If the Norwegian precipitation goes on strike, the only way to fill Lake Blåsjø is to use surplus UK power, which I suspect will be British wind and nuclear in the middle of the night!
But then I thought we will be short of electricity this winter.
- I suspect we will be at times, but then at others there will be a surplus.
- So the surplus will be pumped to Norway to top up the reservoir at Lake Blåsjø.
- When we are short of electricity, the Norwegians will turn water back into electricity and send it back through the North Sea Link.
It will be more sophisticated than that, but basically, I believe it provides us with the electricity we need, at the times, when we need it.
I wouldn’t be surprised to be told, that we’ve been squirreling away overnight wind energy to Norway over the last few months.
I have written more about Ulla-Førre in The Monster In The Mountains That Could Save Europe’s Winter.
It includes a video about the building of the complex.
I think you need to factor in the reports that the Norwegian Government have been considering restricting electricity exports because as a report from Le Monde. …..”At the beginning of August, the reservoirs upstream of the dams are normally 78.9% full, according to the Norwegian Directorate for Water Resources and Energy (NVE). This year, they are only 68.4% full as a result of exceptionally low precipitation over the past two years.

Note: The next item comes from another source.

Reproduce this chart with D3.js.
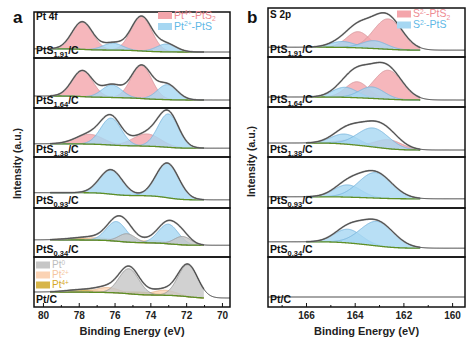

The situation is particularly worrying in southwestern Norway, where the reservoirs are only 50.4% full, because it is from this region that the country – the second largest supplier of gas in Europe – delivers a large part of its electricity to its European and British neighbors.”
Stattnet, the Norwegian equivalent of the National Grid has voiced it’s opposition but I don’t think it should be overlooked.
Comment by fammorris | October 7, 2022 |
Kvilldal not shown as PSP there are a couple of other stations in this area that are but they are nothing on the scale of Dinorwic. Guess Norway historically had ample hydro resources not to need to invest in them but wonder how much work it takes to convert them to be pumped storage capable.
Comment by Nicholas Lewis | October 7, 2022 |
https://mdpi-res.com/d_attachment/energies/energies-13-04918/article_deploy/energies-13-04918-v2.pdf?version=1601001709 source link
Comment by Nicholas Lewis | October 7, 2022 |
Thinking about it all practically, they would surely need at least 1.4 GW of pumping capacity, otherwise they couldn’t exploit the full capacity of the North Sea Link to fill the reservoir.
Sending electricity the other way, they are limited to 1.4 GW by the interconnector.
Comment by AnonW | October 7, 2022 |
I read on a forum that the EU has an agreement with Norway that that in the event of demand for energy exceeding supply it must give priority to EU customers over third countries including the UK. Is that the case, as it doesn’t seem to get mentioned in the mainstream media?
Comment by JohnC | October 9, 2022 |
I’ve never seen that. Was it stirring by Brexiteers?
National Grid own half of the interconnector and benefits nicely from flows in either direction.
I also read somewhere that Norway has had a shortage of precipitation and we have been banking electricity in Norway from all the wind farms.
There are lots of scenarios and electricity will generally flow to the highest prices.
At the present time, National Grid are proposing to build three interconnectors from the Sizewell area to Belgium, Kent and The Netherlands.
The don’t do this for fun, but for energy security and to make money.